Add special tokens to the tokenizer and update the special tokens mapping. Only adds tokens that are already in the special_tokens_set.

Parameters:

Name Type Description Default
special_tokens_dict dict[str, str | AddedToken]

dictionary of special tokens to add. The key is the token type and the value is the token to add.

required

Returns:

Type Description
int

Number of tokens added to the vocabulary.

bytes_to_str

bytes_to_str(byte_tokens: dict) -> str

Convert byte tokens to string representation.

Parameters:

Name Type Description Default
byte_tokens dict

A dictionary where keys are byte objects and values are integers, or a single byte object.

required

Returns:

Type Description
str

If input is a dictionary, returns a new dictionary with byte keys converted to strings.

str

If input is a single byte object, returns the string representation.

convert_tokens_to_ids

convert_tokens_to_ids(
    tokens: bytes | str | list[bytes | str],
) -> list[int]

convert_tokens_to_string

convert_tokens_to_string(tokens: list[bytes | str]) -> str

Converts a sequence of tokens in a single string.

get_vocab

get_vocab() -> dict[bytes | str, int]

save_vocabulary

save_vocabulary(
    save_directory: str, **kwargs
) -> tuple[str]

Save only the vocabulary of the tokenizer (vocabulary).

Returns:

Type Description
tuple[str]

tuple(str): Paths to the files saved.

tokenize

tokenize(
    text: str,
    allowed_special: set | str = "all",
    disallowed_special: Collection | str = (),
    **kwargs,
) -> list[bytes | str]

Converts a string in a sequence of tokens.

Parameters:

Name Type Description Default
text `str`

The sequence to be encoded.

required
allowed_special `Literal["all"]` or `set`

The surface forms of the tokens to be encoded as special tokens in regular texts.

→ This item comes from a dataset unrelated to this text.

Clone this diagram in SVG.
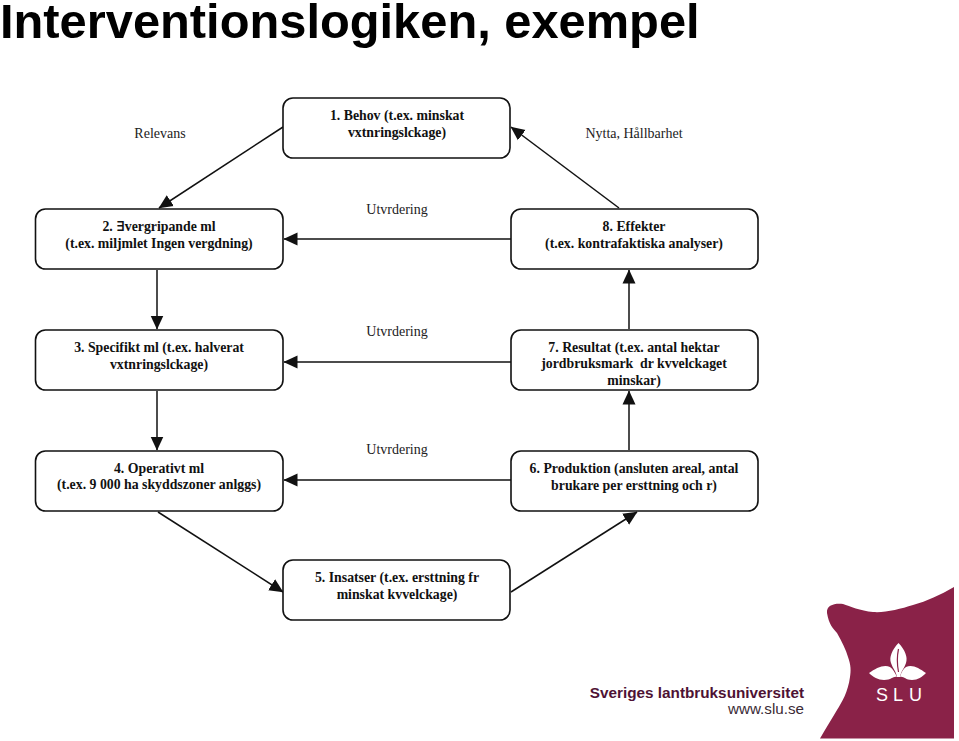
<svg xmlns="http://www.w3.org/2000/svg" width="959" height="741" viewBox="0 0 959 741">
<style>
text{font-family:"Liberation Serif","DejaVu Serif",serif;fill:#111}
.s{font-family:"Liberation Sans",Arial,sans-serif}
.b rect{fill:#fff;stroke:#111;stroke-width:1.6}
.b text{font-size:13.800px;font-weight:bold;text-anchor:middle}
.l{font-size:14px;text-anchor:middle;fill:#222}
.c line{stroke:#111;stroke-width:1.5;marker-end:url(#ah)}
</style>
<defs><marker id="ah" markerUnits="userSpaceOnUse" markerWidth="14" markerHeight="14" viewBox="0 0 14 14" refX="13.500" refY="7" orient="auto"><path d="M0,0.500L14,7L0,13.500Z" fill="#111"/></marker></defs>
<rect width="959" height="741" fill="#fff"/>
<text id="title" class="s" x="0" y="38" font-size="48.800" font-weight="bold" style="fill:#000">Interventionslogiken, exempel</text>
<text class="l" x="160" y="138">Relevans</text>
<text class="l" x="634" y="138">Nytta, Hållbarhet</text>
<text class="l" x="397" y="214">Utvrdering</text>
<text class="l" x="397" y="336">Utvrdering</text>
<text class="l" x="397" y="454">Utvrdering</text>
<g id="connectors" class="c">
<line x1="283" y1="127" x2="159" y2="208"/>
<line x1="619" y1="208" x2="511" y2="127"/>
<line x1="511" y1="239" x2="284" y2="239"/>
<line x1="511" y1="362" x2="284" y2="362"/>
<line x1="511" y1="480" x2="284" y2="480"/>
<line x1="157" y1="270" x2="157" y2="329"/>
<line x1="157" y1="391" x2="157" y2="450"/>
<line x1="629" y1="329" x2="629" y2="270"/>
<line x1="629" y1="450" x2="629" y2="391"/>
<line x1="158" y1="512" x2="283" y2="592"/>
<line x1="511" y1="592" x2="637" y2="512"/>
</g>
<g id="n1" class="b"><rect x="283" y="98" width="227" height="60" rx="10"/><text x="397" y="120">1. Behov (t.ex. minskat</text><text x="397" y="137">vxtnringslckage)</text></g>
<g id="n2" class="b"><rect x="35.500" y="209" width="247.500" height="60" rx="10"/><text x="159" y="231">2. ∃vergripande ml</text><text x="159" y="248">(t.ex. miljmlet Ingen vergdning)</text></g>
<g id="n3" class="b"><rect x="35.500" y="330" width="247.500" height="60" rx="10"/><text x="159" y="352">3. Specifikt ml (t.ex. halverat</text><text x="159" y="369">vxtnringslckage)</text></g>
<g id="n4" class="b"><rect x="35.500" y="451" width="247.500" height="60" rx="10"/><text x="159" y="473">4. Operativt ml</text><text x="159" y="489">(t.ex. 9 000 ha skyddszoner anlggs)</text></g>
<g id="n5" class="b"><rect x="283" y="560" width="227" height="60" rx="10"/><text x="397" y="582">5. Insatser (t.ex. ersttning fr</text><text x="397" y="599">minskat kvvelckage)</text></g>
<g id="n6" class="b"><rect x="511" y="451" width="247" height="60" rx="10"/><text x="634" y="473">6. Produktion (ansluten areal, antal</text><text x="634" y="490">brukare per ersttning och r)</text></g>
<g id="n7" class="b"><rect x="511" y="330" width="247" height="60" rx="10"/><text x="634" y="352">7. Resultat (t.ex. antal hektar</text><text x="634" y="368" xml:space="preserve">jordbruksmark  dr kvvelckaget</text><text x="634" y="385">minskar)</text></g>
<g id="n8" class="b"><rect x="511" y="209" width="247" height="60" rx="10"/><text x="634" y="231">8. Effekter</text><text x="634" y="248">(t.ex. kontrafaktiska analyser)</text></g>
<text class="s" x="804" y="698" text-anchor="end" font-size="15.300" font-weight="bold" style="fill:#4e1234">Sveriges lantbruksuniversitet</text>
<text class="s" x="804" y="714" text-anchor="end" font-size="15.200" style="fill:#3a2a35">www.slu.se</text>
<path d="M954,587C940,595 927,601 913,605C900,609 885,613 873,612C860,611 850,606 843,604C835,603 826,605 827,613C829,625 833,628 837,633C842,642 846,650 848,657C851,665 851,671 850,677C848,692 842,702 837,710C831,720 825,730 820,738.500H954Z" fill="#8a2248"/>
<g id="logo" fill="#fff">
<path d="M898.500,643C892,650 889,657 891,663C893,669 896,671 897,677L900,677C901,671 904,669 906,663C908,657 905,650 898.500,643Z"/>
<path d="M869,673C876,668 884,664 890,667C893,669 895,673 897,677C893,676 892,680 884,680C878,680 873,677 869,673Z"/>
<path d="M926,673C919,668 912,664 906,667C903,669 901,673 900,677C904,676 905,680 912,680C918,680 922,677 926,673Z"/>
</g>
<path d="M898.500,649C897,656 897,664 898.500,672" fill="none" stroke="#8a2248" stroke-width="1.200"/>
<text class="s" x="876 893 909" y="701" font-size="18" style="fill:#fff">SLU</text>
</svg>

Default to "all".

'all'
disallowed_special `Literal["all"]` or `Collection`

The surface forms of the tokens that should not be in regular texts and trigger errors. Default to an empty tuple.

()
kwargs additional keyword arguments, *optional*

Will be passed to the underlying model specific encode method.

{}

Returns:

Type Description
list[bytes | str]

list[bytes|str]: The list of tokens.